=== Problem requirements ===
From the listing that follows, reproduce only the lines from the one holding "Give me the D3.js source for this chart." through the one holding "var yTicks = [0, 5, 10, 15, 20, 25, 30];", both included, with no pictures.

(Figure scripts)

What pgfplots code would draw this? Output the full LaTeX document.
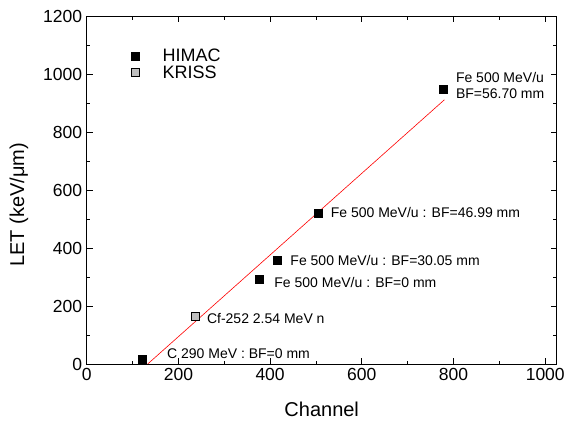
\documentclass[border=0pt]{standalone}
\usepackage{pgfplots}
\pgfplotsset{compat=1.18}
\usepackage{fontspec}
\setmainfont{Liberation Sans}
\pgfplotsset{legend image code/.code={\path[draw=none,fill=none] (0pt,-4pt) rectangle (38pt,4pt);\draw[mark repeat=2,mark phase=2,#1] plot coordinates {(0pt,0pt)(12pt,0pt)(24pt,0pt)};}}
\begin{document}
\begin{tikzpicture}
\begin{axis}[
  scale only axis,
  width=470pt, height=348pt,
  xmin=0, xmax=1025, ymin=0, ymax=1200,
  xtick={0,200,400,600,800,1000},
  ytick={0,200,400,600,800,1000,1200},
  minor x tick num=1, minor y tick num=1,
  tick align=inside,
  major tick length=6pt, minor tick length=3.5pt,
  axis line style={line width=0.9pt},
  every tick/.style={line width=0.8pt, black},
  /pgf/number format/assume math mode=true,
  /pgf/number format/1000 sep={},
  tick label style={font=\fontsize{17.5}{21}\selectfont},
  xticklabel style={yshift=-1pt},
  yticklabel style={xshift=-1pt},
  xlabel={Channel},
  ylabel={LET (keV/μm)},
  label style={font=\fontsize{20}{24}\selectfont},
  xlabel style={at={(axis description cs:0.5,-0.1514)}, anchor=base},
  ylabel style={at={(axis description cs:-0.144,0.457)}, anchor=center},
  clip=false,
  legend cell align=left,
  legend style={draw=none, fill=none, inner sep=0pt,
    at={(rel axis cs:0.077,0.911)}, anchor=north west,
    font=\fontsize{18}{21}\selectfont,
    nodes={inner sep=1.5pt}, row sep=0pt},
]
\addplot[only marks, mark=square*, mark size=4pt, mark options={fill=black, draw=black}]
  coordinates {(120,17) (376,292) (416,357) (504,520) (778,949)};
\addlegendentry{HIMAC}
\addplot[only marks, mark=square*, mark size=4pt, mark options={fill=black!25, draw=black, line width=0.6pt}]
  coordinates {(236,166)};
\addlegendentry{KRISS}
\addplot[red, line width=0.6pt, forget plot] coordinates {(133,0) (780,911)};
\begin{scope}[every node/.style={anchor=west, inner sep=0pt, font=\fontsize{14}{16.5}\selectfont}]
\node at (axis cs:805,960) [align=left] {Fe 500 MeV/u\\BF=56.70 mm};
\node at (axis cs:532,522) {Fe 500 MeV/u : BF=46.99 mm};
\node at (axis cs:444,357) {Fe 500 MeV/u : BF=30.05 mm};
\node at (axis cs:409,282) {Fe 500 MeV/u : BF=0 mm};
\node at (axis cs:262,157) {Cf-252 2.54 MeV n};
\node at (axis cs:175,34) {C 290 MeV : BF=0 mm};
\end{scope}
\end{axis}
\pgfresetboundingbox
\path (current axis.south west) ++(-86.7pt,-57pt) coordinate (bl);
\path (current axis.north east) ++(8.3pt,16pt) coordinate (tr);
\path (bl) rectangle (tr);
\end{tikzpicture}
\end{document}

==

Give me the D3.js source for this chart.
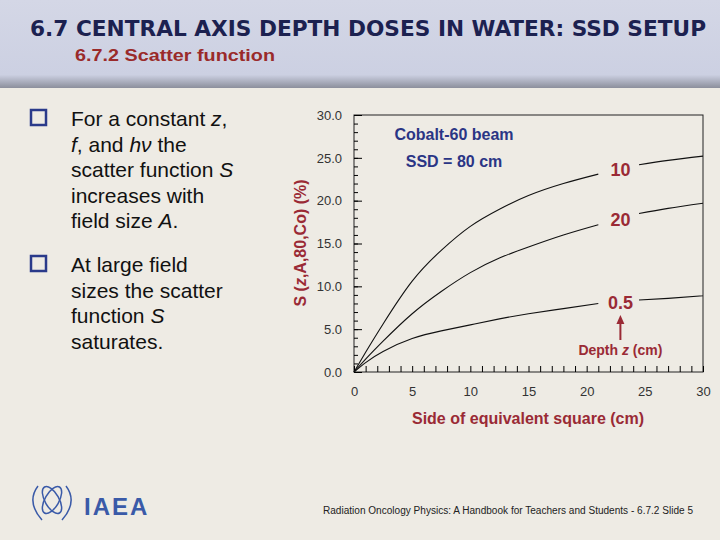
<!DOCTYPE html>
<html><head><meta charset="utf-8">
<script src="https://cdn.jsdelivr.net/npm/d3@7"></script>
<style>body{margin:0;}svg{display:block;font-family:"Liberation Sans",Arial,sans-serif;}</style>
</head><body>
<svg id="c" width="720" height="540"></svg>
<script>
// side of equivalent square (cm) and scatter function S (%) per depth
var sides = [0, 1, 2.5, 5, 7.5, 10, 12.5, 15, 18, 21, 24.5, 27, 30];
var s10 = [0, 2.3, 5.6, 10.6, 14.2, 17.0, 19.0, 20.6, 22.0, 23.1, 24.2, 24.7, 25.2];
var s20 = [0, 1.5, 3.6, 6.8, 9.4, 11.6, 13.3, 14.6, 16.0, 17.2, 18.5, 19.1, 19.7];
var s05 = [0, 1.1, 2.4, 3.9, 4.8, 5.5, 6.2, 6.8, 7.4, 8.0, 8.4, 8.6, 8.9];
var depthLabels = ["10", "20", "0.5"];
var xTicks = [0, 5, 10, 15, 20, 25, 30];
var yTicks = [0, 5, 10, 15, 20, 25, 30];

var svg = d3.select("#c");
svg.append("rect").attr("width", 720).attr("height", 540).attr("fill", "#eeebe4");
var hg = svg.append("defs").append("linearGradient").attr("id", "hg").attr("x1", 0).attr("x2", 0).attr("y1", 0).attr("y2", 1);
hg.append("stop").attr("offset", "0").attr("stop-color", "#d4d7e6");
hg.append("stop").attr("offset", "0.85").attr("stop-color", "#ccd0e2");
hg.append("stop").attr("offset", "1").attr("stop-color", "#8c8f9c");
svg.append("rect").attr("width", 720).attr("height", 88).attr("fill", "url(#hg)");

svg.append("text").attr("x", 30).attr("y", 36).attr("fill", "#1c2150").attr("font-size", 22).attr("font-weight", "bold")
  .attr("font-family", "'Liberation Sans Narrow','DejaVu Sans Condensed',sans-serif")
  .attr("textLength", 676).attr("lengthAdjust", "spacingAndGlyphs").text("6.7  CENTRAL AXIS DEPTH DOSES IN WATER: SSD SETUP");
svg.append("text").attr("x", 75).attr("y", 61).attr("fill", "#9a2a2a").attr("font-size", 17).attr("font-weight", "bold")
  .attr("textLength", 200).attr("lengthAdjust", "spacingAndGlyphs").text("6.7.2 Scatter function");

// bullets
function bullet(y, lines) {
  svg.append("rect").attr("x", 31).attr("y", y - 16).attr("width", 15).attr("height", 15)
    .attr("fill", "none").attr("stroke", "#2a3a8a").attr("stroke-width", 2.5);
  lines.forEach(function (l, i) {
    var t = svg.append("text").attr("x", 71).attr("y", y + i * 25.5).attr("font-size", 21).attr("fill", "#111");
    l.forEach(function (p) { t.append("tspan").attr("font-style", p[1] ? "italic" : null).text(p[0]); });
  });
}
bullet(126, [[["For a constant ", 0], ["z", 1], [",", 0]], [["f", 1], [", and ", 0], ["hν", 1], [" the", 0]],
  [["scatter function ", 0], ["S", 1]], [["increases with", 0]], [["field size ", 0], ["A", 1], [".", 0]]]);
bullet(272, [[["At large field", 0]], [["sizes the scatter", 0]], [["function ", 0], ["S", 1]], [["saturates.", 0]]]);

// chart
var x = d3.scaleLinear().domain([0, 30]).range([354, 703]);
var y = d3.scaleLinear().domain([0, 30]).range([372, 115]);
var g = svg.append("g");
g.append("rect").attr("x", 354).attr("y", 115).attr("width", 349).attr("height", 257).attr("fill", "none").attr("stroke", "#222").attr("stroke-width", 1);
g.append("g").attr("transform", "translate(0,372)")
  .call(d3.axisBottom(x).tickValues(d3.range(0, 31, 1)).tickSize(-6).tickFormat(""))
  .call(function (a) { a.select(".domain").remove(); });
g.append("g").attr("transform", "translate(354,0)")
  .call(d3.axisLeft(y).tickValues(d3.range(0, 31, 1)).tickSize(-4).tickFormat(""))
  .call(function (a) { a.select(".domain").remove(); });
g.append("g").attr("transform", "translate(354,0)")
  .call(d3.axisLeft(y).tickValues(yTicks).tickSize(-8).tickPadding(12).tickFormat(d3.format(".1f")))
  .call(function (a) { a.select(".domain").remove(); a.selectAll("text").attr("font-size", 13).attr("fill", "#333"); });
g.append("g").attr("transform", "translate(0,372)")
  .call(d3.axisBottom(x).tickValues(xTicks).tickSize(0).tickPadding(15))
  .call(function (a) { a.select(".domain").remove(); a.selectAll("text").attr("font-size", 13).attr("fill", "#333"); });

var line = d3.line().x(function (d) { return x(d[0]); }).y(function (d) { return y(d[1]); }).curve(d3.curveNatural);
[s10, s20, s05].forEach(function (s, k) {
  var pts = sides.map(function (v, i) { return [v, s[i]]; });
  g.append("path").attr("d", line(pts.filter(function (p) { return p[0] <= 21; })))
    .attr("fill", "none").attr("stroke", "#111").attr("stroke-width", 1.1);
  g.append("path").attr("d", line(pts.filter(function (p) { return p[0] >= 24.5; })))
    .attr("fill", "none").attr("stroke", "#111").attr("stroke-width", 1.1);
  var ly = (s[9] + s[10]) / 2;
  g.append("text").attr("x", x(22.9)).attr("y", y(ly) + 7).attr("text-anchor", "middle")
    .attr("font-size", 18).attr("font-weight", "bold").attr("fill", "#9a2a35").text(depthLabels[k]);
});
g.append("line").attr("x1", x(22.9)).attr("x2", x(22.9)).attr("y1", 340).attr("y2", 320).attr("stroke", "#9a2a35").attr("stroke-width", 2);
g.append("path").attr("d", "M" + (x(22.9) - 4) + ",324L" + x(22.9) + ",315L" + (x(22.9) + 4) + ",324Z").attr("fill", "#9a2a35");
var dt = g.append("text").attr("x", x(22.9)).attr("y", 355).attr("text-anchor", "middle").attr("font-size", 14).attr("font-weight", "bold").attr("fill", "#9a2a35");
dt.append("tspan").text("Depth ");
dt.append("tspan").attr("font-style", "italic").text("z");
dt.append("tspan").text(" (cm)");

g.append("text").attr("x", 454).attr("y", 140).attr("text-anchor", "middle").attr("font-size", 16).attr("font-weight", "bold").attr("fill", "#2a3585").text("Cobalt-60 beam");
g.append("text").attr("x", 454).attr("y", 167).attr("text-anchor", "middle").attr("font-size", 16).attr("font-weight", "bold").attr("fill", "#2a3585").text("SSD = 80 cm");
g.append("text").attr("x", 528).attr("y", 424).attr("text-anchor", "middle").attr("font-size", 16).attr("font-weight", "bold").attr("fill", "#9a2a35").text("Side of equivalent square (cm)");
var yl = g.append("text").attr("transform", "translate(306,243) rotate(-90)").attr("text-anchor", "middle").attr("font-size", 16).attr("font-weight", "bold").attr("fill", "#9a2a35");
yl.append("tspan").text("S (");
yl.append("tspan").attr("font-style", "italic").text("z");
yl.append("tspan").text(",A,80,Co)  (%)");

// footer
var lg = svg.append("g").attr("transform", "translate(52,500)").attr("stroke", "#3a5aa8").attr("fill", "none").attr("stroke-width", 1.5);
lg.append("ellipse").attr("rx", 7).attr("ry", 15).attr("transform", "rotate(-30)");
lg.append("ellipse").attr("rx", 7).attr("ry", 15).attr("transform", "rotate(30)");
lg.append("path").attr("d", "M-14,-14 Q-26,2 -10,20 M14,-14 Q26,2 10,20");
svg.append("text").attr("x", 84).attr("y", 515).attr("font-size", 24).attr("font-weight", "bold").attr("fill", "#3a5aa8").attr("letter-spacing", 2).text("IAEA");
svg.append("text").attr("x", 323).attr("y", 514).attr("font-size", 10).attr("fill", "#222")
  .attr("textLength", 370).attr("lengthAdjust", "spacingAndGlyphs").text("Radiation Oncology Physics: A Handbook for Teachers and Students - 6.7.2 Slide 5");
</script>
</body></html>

=== Answer to this exercise ===
Give me the D3.js source for this chart.
<!DOCTYPE html>
<html><head><meta charset="utf-8">
<script src="https://cdn.jsdelivr.net/npm/d3@7"></script>
<style>body{margin:0;}svg{display:block;font-family:"Liberation Sans",Arial,sans-serif;}</style>
</head><body>
<svg id="c" width="720" height="540"></svg>
<script>
// side of equivalent square (cm) and scatter function S (%) per depth
var sides = [0, 1, 2.5, 5, 7.5, 10, 12.5, 15, 18, 21, 24.5, 27, 30];
var s10 = [0, 2.3, 5.6, 10.6, 14.2, 17.0, 19.0, 20.6, 22.0, 23.1, 24.2, 24.7, 25.2];
var s20 = [0, 1.5, 3.6, 6.8, 9.4, 11.6, 13.3, 14.6, 16.0, 17.2, 18.5, 19.1, 19.7];
var s05 = [0, 1.1, 2.4, 3.9, 4.8, 5.5, 6.2, 6.8, 7.4, 8.0, 8.4, 8.6, 8.9];
var depthLabels = ["10", "20", "0.5"];
var xTicks = [0, 5, 10, 15, 20, 25, 30];
var yTicks = [0, 5, 10, 15, 20, 25, 30];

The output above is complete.